Clare Dalton, "When Paradigms Collide: Protecting Battered Parents and Their Children in the Family Court System," 37 Fam. & Conciliation Courts Rev. 273, 288-90 (July 1999) [excerpt]

SAFETY

One reason passions run high in these debates is that the stakes are high. Women, children, and men die each year in abuse-related homicides. Often, the children are the continuing link between an abused partner and the abuser, under court-ordered arrangements that guarantee the abuser's access to his former family and their vulnerability to him. In Boston within the last few months, a father used a visitation transfer as an opportunity to slash his former partner repeatedly in the face and neck even though she had taken the precaution of arranging the transfer at a busy subway station and had brought a male friend with her for extra security. The father was also hospitalized with self-inflicted stab wounds. [FN65] In Washington State just before Christmas, a father shot and killed his former wife and their two-year-old daughter, Carli, in a car parked outside a visitation center. Staff at the center said that in interviewing the parents they had detected no more signs of danger than in "any other of our caseload." The father later killed himself when he was stopped by police. [FN66]
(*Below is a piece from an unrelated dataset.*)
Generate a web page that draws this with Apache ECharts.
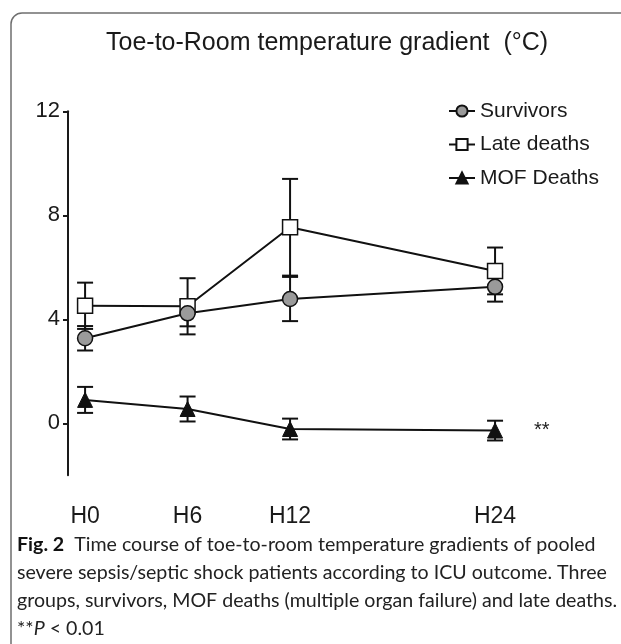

Of course, not every case involving the breakup of an abusive relationship ends this way. And, sadly, some cases will, no matter how the family court system responds. But every lawyer or advocate who works closely with abused women, and every mental health professional who specializes in assisting victims of and witnesses to violence in the home, lives in fear that their clients will be next-to be maimed or killed or to witness the assault or death of someone they love. As professionals, they know that they cannot always save their clients. But, their anguish at participating in processes that leave their clients unprotected or, worse, put them at increased risk, is both understandable and appropriate.


Security begins with knowing that every professional in the family court system has incorporated a careful risk assessment into his or her analysis of the case and recommendations for its disposition. It rests on the willingness of those same actors to make safety a priority even when safety is inconsistent with parental access. It rests on knowing that the community has resources, like supervised visitation programs, that can provide safe parental access even when partner access is unsafe and that involved professionals know about those resources and are ready to recommend them. It grows with knowing that any negotiated settlement has, insofar as possible, the genuine assent of the abused partner and the independent approval of someone looking out for the children's welfare and that it meets basic safety requirements. Security grows further with the knowledge that judges are ready to craft orders with close attention to violence-sensitive recommendations and concerns *290 and are willing to use all the flexibility and creativity the underlying legal standards allow. Finally, it rests on the confidence that if the disposition of the case proves inadequate, if it promotes or allows further abuse, the individual who comes back to court seeking increased safety through modification or enforcement of an order will be given careful and respectful attention.

[FN65]. Beth Daley and Zachary R. Rowdy, T stop attack hurts 4: Rush-hour crowd views bloody melee, BOSTON GLOBE, B1, Oct. 20, 1998.

[FN66]. George Tibbets, Wash. Woman Couldn't Escape Husband, Associated Press, Dec. 21, 1998.